Tidbits: Old colleagues on opposite sides on stimulus, a victory for Coleman

  • The Religious Action Center of Reform Judaism is praising the principles for global warming legislation released by Sen. Barbara Boxer on Tuesday: "Sen. Boxer’s call for action this year on climate change, including investments in renewable energy technology and assistance to Americans in adapting to the new low-carbon economy, gives us great hope that our leaders are finally poised to confront this critical issue."
  • Matt Brooks, the top dog at the Republican Jewish Coalition, and William Daroff, who used to work for Brooks at the RJC before becoming the public policy guy at the United Jewish Communities, are lining up on opposite sides of the stimulus fight. Daroff sent a letter to Senators voicing support for the entire bill, while the RJC sent an alert to supporters urging them to tell their lawmakers to vote against the measure.

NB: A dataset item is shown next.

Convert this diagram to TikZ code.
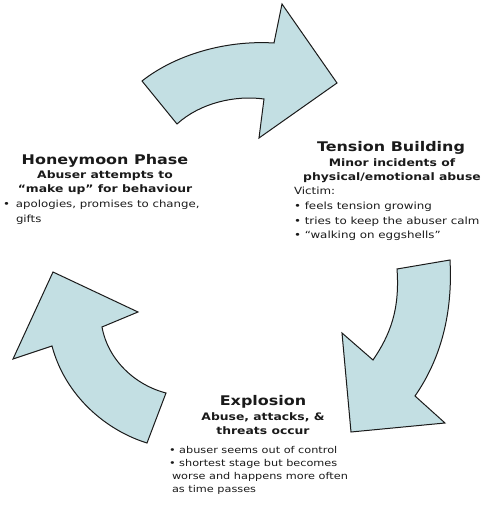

  • The Washington Post reports retired Sen. Chuck Hagel, one of the AIPAC pro-Israel community’s least favorite senators, will be teaching about foreign policy at Georgetown University: "The Nebraska Republican, who once considered a presidential bid and retired from the Senate last year, will become a distinguished professor in the practice of national governance at Georgetown’s Edmund A. Walsh School of Foreign Service. … Hagel will begin working at the university immediately, planning conferences and other events on campus this spring, and will begin teaching undergraduate and graduate courses this fall."
  • Politico reports Norm Coleman scored a victory in court yesterday, although it’s not clear how much the ruling will help shrink Al Franken’s 225-vote lead: A three-judge panel ruled that as many as 4,790 rejected absentee ballots can be considered for inclusion in the Minnesota Senate recount … There is a silver lining for the Franken campaign in the ruling. The three judge panel set a clear standard for including improperly rejected absentee ballots, ruling the ballots must still comply with the state’s strict statutes. So only a subset of the 4,700 absentee ballots — identified by the Coleman camp — will be added to the count."
  • There are still hard feelings between New Jersey Jewish Democratic Sen. Frank Lautenberg and Democratic Rep. Rob Andrews, who challenged him in a primary last year, writes Politico: "Rep. Robert Andrews, who tried to oust Sen. Frank R. Lautenberg in the New Jersey Democratic primary last summer, hasn’t spoken to the senator since the Nov. 4 election. The two say they’re willing to move on from the clash, but other members of New Jersey’s congressional delegation are still sore about Andrews’ unorthodox move to shake up the state’s Democratic Party hierarchy."
  • Bush Homeland Security Adviser Kenneth Wainstein has a new job. He’s the Sheila and Milton Fine distinguished visiting fellow at The Washington Institute for Near East Policy, focusing on counterterrorism issues.
  • Former Ehud Barak adviser Daniel Levy, in Haaretz, says "no magical wizard" is needed to bring Arab-Israeli peace: "Rather, a determined American president who can speak in a language of common sense and shared interests to Israel’s leaders, and in so doing help Israel to locate its collective and long underutilized brain, heart and courage."